Iran ready to kidnap Americans if US strikes Syria: Report

The debate over whether US Congress approves the Obama administration's plan to strike Syria for its use of chemical weapons is being closely watched in Iran.

The country is weighing whether to order Hezbollah to launch rockets at Israel or target US warships in the Mediterranean. Or they could send shadowy groups for suicide-bomb attacks against Israelis and Americans.

One blogger even said that Iran could try kidnapping families of American military officers in far-flung corners of the globe.

According to the Washington Times, the range of statements emanating from Tehran in the past week has shown that Iran's leaders are apparently not in agreement over exactly what they would do.

Trita Parsi, who heads the National Iranian American Council, said that if the US strikes Syria, there's going to be an intense debate inside Iran as to whether or not respond, and if so how.

According to the report, both Iran's Supreme Leader Ayatollah Ali Khamenei and the general in charge of the nation's elite military force have said a US strike will result in attacks on US interests in the Middle East.

Meanwhile, the extent and details of the relationship between Iran and Syria remains mysterious.

The two nations have been allies to some extent since the 1980s, when Syria was the only major Arab state to side with Iran in its war with Saddam Hussein's Iraq, the report said.
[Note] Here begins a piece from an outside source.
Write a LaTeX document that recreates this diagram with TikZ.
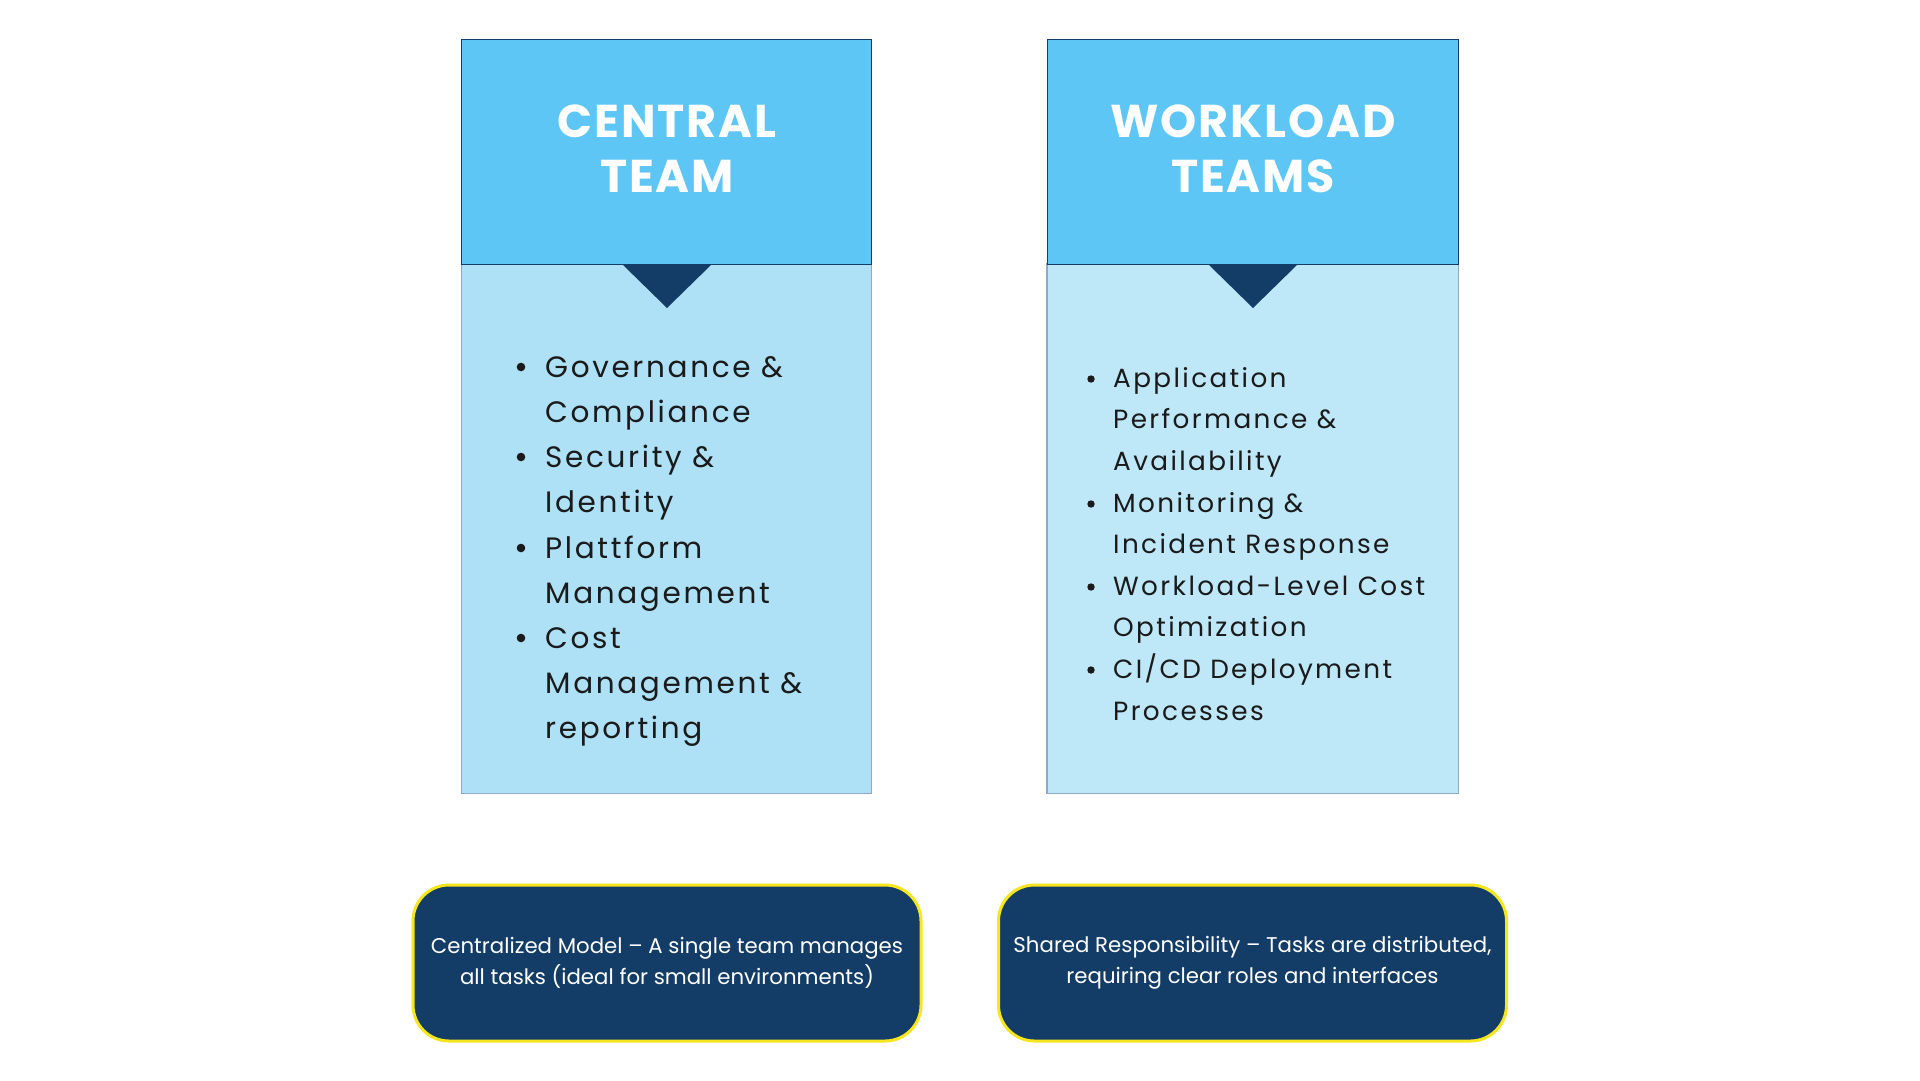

According to the report, one of the more outlandish calls for retribution to a possible US strike appeared last week from Iranian blogger Ali Reza Forghani, who called for kidnapping and amputations of American civilians worldwide.

Within hours of a US strike on Syria "a family member of every US minister, US ambassadors and US military commanders around the world will be abducted", Forghani wrote in a post that also personally warned Obama that there are many people "all around the world that can assault, his daughter, Sasha".

But Western analysts said Forghani, while being known for radical positions and posting from a country that tightly regulates Internet access, has a narcissistic streak, and they do not believe he represents the official Iranian line, the report added.